Posted Jun 15, 2012 13:12 UTC (Fri) by drag (guest, #31333) [Link] (1 responses)

> I believe drag's "They do good quality when it finally releases" comment is aimed at Debian, not Ubuntu.

Yes. That is correct.

> One Debian release (sarge? etch?) was respinned within 24hours of its release. Sarge was delayed time and time again leaving people who needed stability stuck on etch for years.

I've used Debian for many years and enjoyed taking advantage of the package management system to do some very crazy stuff. It's nice and flexible. Very useful.

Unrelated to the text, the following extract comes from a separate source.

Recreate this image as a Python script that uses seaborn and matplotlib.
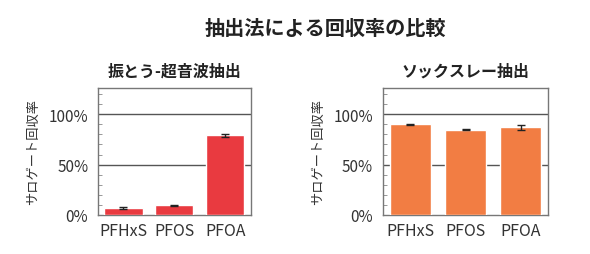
import matplotlib
matplotlib.use("Agg")
import matplotlib.pyplot as plt
import seaborn as sns
import pandas as pd
import numpy as np
from matplotlib.ticker import MultipleLocator, FuncFormatter

sns.set_theme(style="white")
plt.rcParams['font.family'] = ['Noto Sans CJK JP', 'DejaVu Sans']

categories = ["PFHxS", "PFOS", "PFOA"]
shake_values = [7, 9.5, 79]
shake_errors = [0.8, 0.8, 1.8]
soxhlet_values = [90, 84.5, 87]
soxhlet_errors = [0.6, 0.6, 2.2]

main_title = "抽出法による回収率の比較"
titles = ["振とう-超音波抽出", "ソックスレー抽出"]
ylabel = "サロゲート回収率"
colors = ["#E93A40", "#F27D43"]

fig = plt.figure(figsize=(5.9, 2.55), dpi=100)
axes = [fig.add_axes([0.166, 0.153, 0.259, 0.498]),
        fig.add_axes([0.649, 0.153, 0.280, 0.498])]

for ax, vals, errs, title, color in zip(axes, [shake_values, soxhlet_values],
                                        [shake_errors, soxhlet_errors], titles, colors):
    df = pd.DataFrame({"cat": categories, "val": vals})
    sns.barplot(data=df, x="cat", y="val", color=color, saturation=1,
                width=0.75, errorbar=None, ax=ax, zorder=3)
    ax.errorbar(np.arange(len(categories)), vals, yerr=errs, fmt="none",
                ecolor="#222222", elinewidth=1.0, capsize=3, capthick=1.0, zorder=4)
    ax.set_xlim(-0.5, 2.5)
    ax.set_ylim(0, 126)
    ax.yaxis.set_major_locator(MultipleLocator(50))
    ax.yaxis.set_minor_locator(MultipleLocator(10))
    ax.yaxis.set_major_formatter(FuncFormatter(lambda v, p: f"{int(v)}%"))
    for y in [50, 100]:
        ax.axhline(y, color="#555555", lw=1.0, zorder=1)
    ax.tick_params(axis="y", which="minor", direction="in", length=3, width=0.6,
                   color="#888888", left=True)
    ax.tick_params(axis="y", which="major", direction="in", length=0, labelsize=11,
                   labelcolor="#333333", pad=7, left=True)
    ax.tick_params(axis="x", length=0, labelsize=11.5, labelcolor="#333333", pad=5)
    for s in ax.spines.values():
        s.set_color("#777777")
        s.set_linewidth(1.0)
    ax.set_xlabel("")
    ax.set_ylabel(ylabel, fontsize=9.5, color="#333333", labelpad=6)
    ax.set_title(title, fontsize=11.5, fontweight="bold", color="#222222", pad=9)

fig.text(0.552, 0.888, main_title, ha="center", va="center", fontsize=14.5,
         fontweight="bold", color="#222222")

fig.savefig("out.png", dpi=100, facecolor="white")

But in terms of release management is that the timing is undependable. It's very difficult to use Debian if you must coordinated with other people in a large infrastructure when the best estimation you can come up with in terms of a release is 'well, maybe next year'.

Calling for a new openSUSE development model

Posted Jun 15, 2012 13:18 UTC (Fri) by Cyberax (✭ supporter ✭, #52523) [Link]

The last several releases were fairly predictable (about 1 release every 2 years). It's the same with RHEL, btw.

Calling for a new openSUSE development model

Posted Jul 4, 2012 21:48 UTC (Wed) by zack (subscriber, #7062) [Link]

> Sarge was delayed time and time again leaving people who needed stability stuck on etch for years.

That was 2005, 7 years ago. I wonder how long a Free Software distro should be held accountable for something like that.

Now look at http://en.wikipedia.org/wiki/Debian#Release_history and take the average of release cycle duration for releases since then. It's 22.6 months, with a very low variance, and it's been like that for 7 years.

That might not match the definition of "time-based release", but it's pretty reliable if you ask me.